Já Miguel Pinto Luz acabou por sair de Barcelos com uma derrota política. O vice-presidente da Câmara de Cascais defendeu a existência de um congresso de reflexão antes que o partido entre numa discussão estéril sobre nomes e candidatos a candidatos — uma posição idêntica à de Cristóvão Norte — mas a posição acabou chumbada por larga maioria.

Em declarações aos jornalistas, o número dois de Carlos Carreiras justificou a sua posição. “O PSD tem uma crise de projeto. Temos de repensar o que somos. Temos de ter um congresso não eletivo que faça uma revisão estatutária. Temos de nos adaptar ao mundo de hoje.”

Para Pinto Luz, congresso de reflexão deveria decorrer dentro de um mês, as eleições seria fim de maio e o congresso em junho, ainda que o calendário não seja rígido. “Não é altura de discutir nomes. Esse é o erro que não podemos cometer agora”, disse Pinto Luz, recusando, mais uma vez, esclarecer se vai ou não ser candidato à sucessão de Rui Rio.

Acabou vencido, mas não sem dar um golpe em parte do rioismo e no montenegrismo, cuja aproximação é uma evidência desde as últimas diretas. Na intervenção que fez durante o Conselho Nacional, que continua a decorrer à porta fechada, Miguel Pinto Luz acusou Salvador Malheiro de ser responsável por ter precipitado o partido para um discussão estéril sobre candidatos a candidatos à liderança do PSD.

O vice de Cascais referia-se às declarações de Malheiro, vice-presidente do PSD e grande responsável pelas três vitórias internas de Rui Rio, logo na ressaca das eleições legislativas, quando o autarca de Ovar elogiou Luís Montenegro. “Poucos reúnem as condições que Luís Montenegro reúne”, disse na altura.

As declarações de Malheiro foram naturalmente interpretadas com uma manifestação de apoio a Montenegro — interpretação que o vice do PSD tem vindo a rejeitar desde aí — e deixaram marca no partido: a comunhão de interesses entre os dois deixou os apoiantes de sempre de Rio e nos opositores crónicos de Montenegro de cabelos em pé.

Falando diretamente para Rio, Pinto Luz atirou-se a Malheiro. “Se na hora mais difícil de todas, alguns dos seus [de Rio], estão mais preocupados com o homem que se segue do que com a lealdade e o recato que o bom senso exigiria, conte com a lealdade dos seus adversários.
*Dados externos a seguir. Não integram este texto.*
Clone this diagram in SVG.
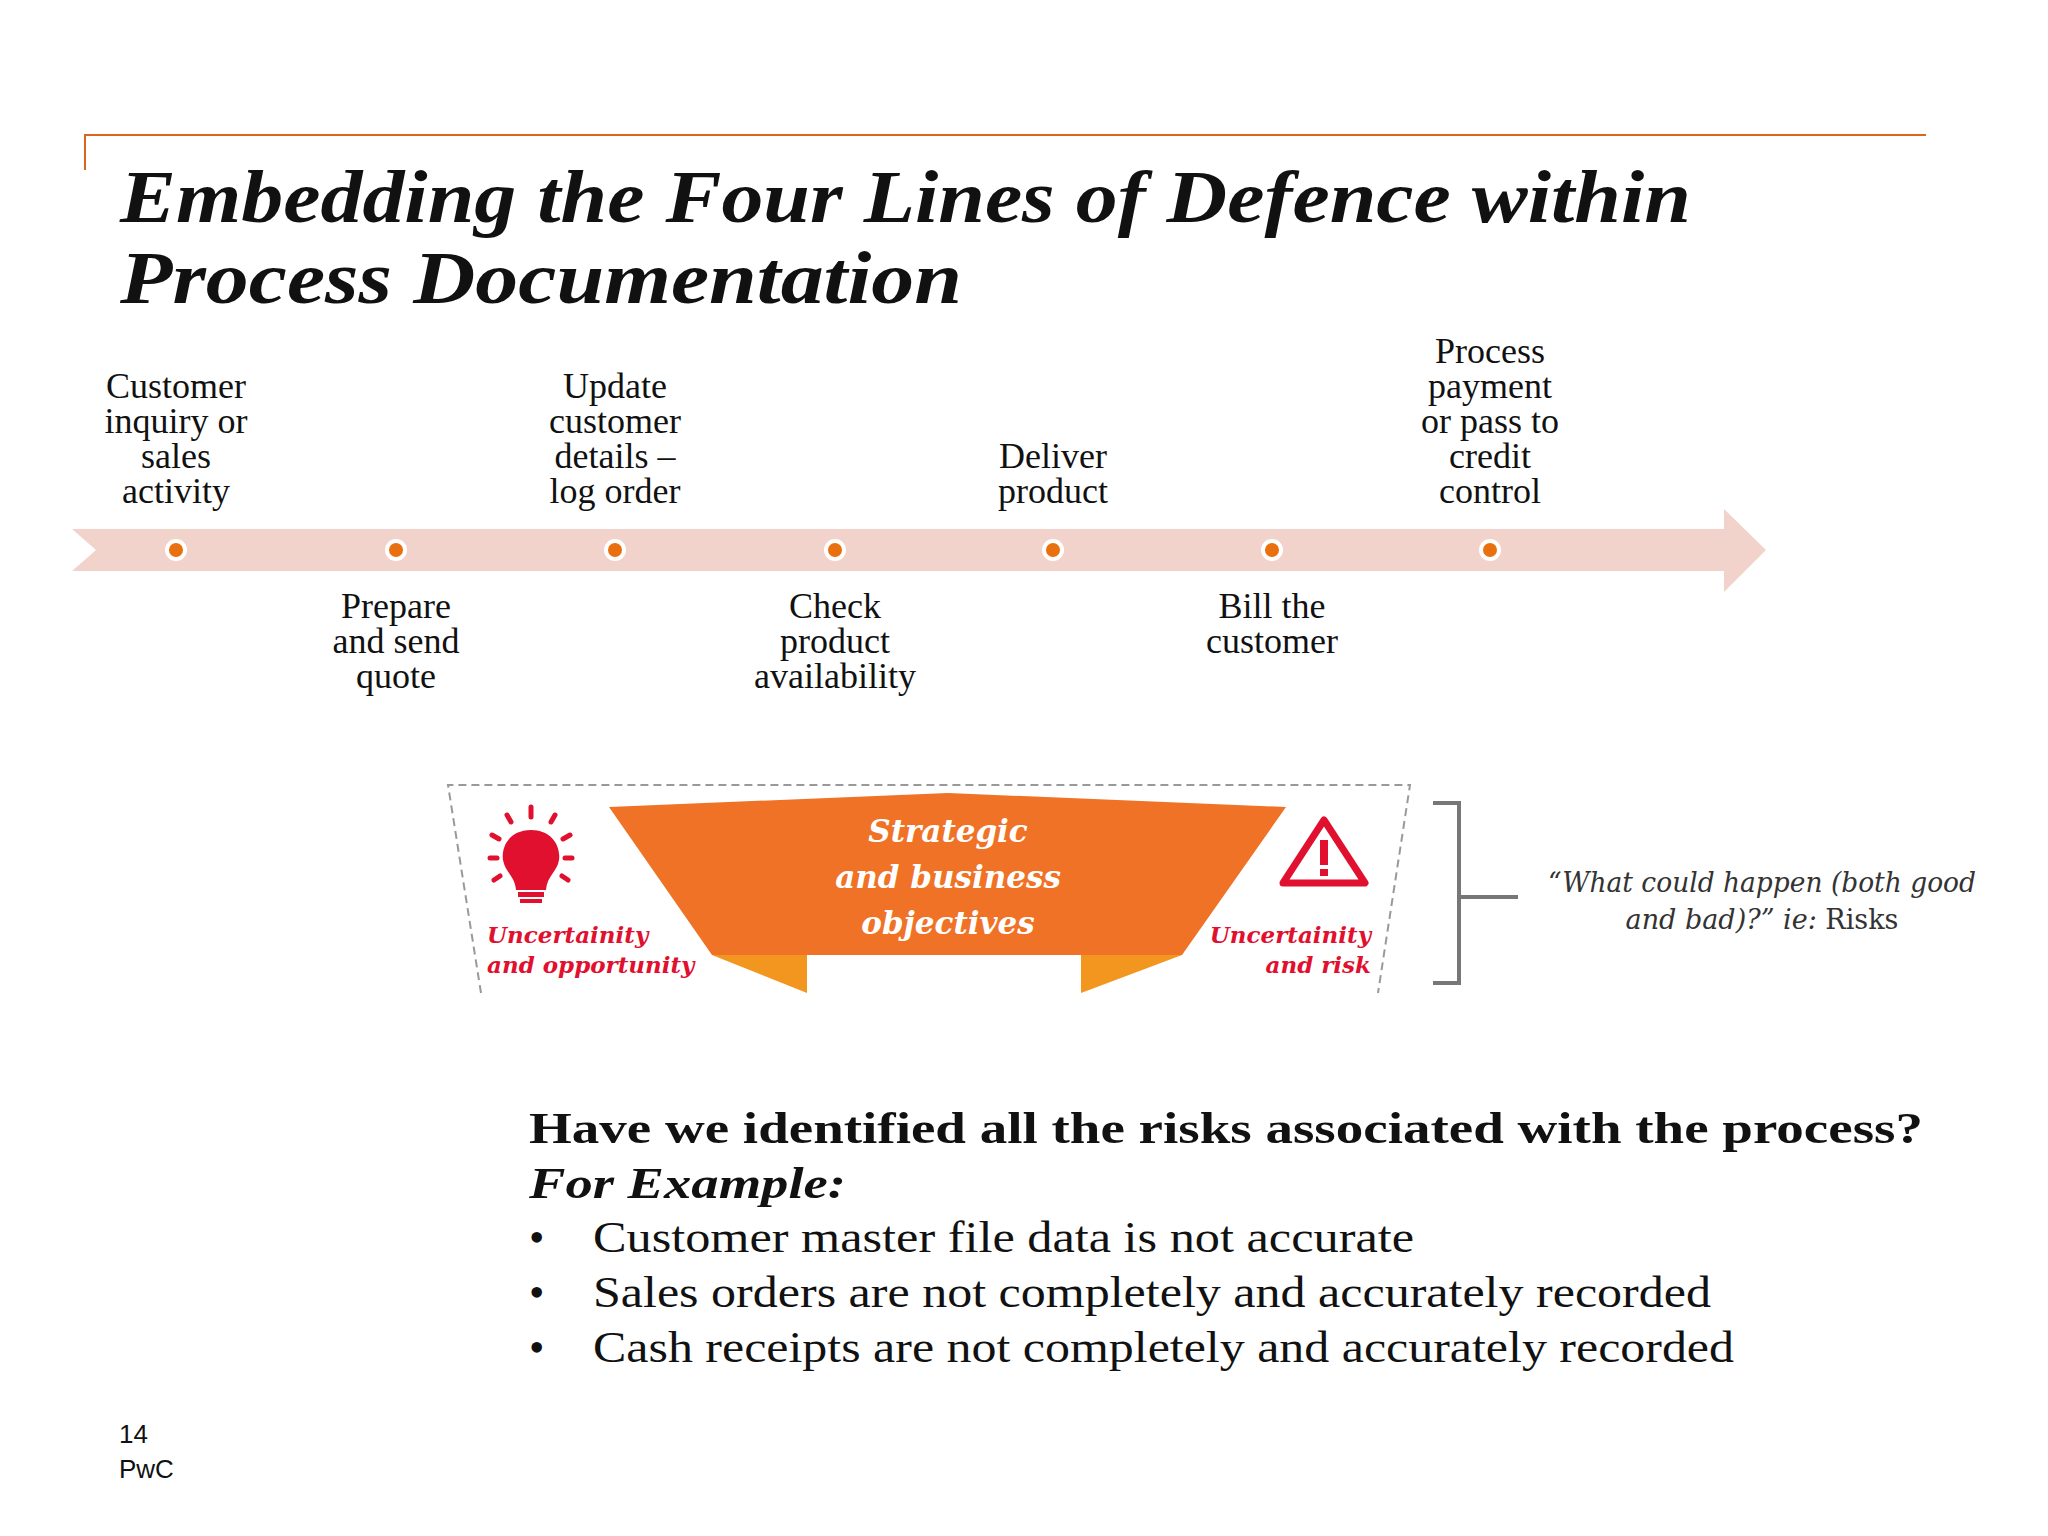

Esta não é uma indireta para Salvador Malheiro. É mesmo uma direta”, disse.

Ora, confrontado por Miguel Pinto Luz, Salvador Malheiro tomou da palavra para fazer a defesa da honra e recusou as intenções que lhe foram atribuídas — não teve nunca a intenção de lançar Montenegro. Mas a acusação ficou a pairar no ar e resta saber se terá algum efeito nos episódios que se seguem. O futuro do PSD regressa dentro de momentos.